III. Focus on the Customer: The Purpose

A brand exists only because of its customer. Successful brands are trustworthy and also representative extensions of a customer’s personality. A tinge of aspiration and desire elevates a great brand from a good brand (of course careful not to breach the line towards arrogance).

Quantitative

  • Demographics and archetype: gender, income, geography, age, household size, education, spending habits, media consumption, and hobbies.

  • Their psychology: what values and mores do they hold and how do you resonate with them? You need to be aspirational and unique (a better version of themselves), but maintain a commonality with them.

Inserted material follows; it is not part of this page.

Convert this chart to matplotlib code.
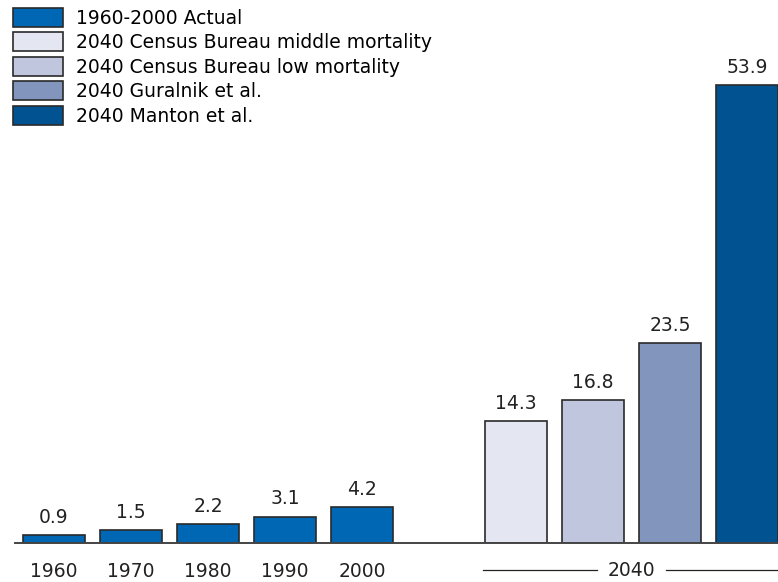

  • Who or what influences the customer?

  • Customer segments: where are the growths, declines, and whitespace?

QUALITATIVE

  • Ethnography: who are they?

  • The value proposition: what is their pain and how do you solve it.

  • Create desire.


IV. Activation: Sales and Communication

This is the tactical and crucial channel of launching a brand. A whole industry is built around this, though you may not be an expert in this area, you must understand, high-level, these levers of executing/conducting the various marketing and sales strategies to bring your concept to market.

Quantitative

  • Price and marketing positioning: Where are the competition at? What is the customer’s willingness to pay?

  • Competition: who are the incumbents and the disrupters? What are their strengths and weakness and how do you add value to the crowded space?

  • Are you chasing market share or margin optimization? This will determine your sales and business model.

QUALITATIVE

  • Third party validation: unpaid advocacy builds trust.

  • Customer experience: curate the experience before, during, and after a purchase to keep the customer engaged.

  • Build an authentic digital experience.

  • Do not lose sight of the value of physical experiences.

  • Build out the go-to-market plan: how are you bringing/launching the product to market?

  • Build out the sale channel model: how are you selling?

  • Build out the marketing plan: how are you communicating who you are and what the product is to entice people (advertising can be housed under this as it is the delivery)?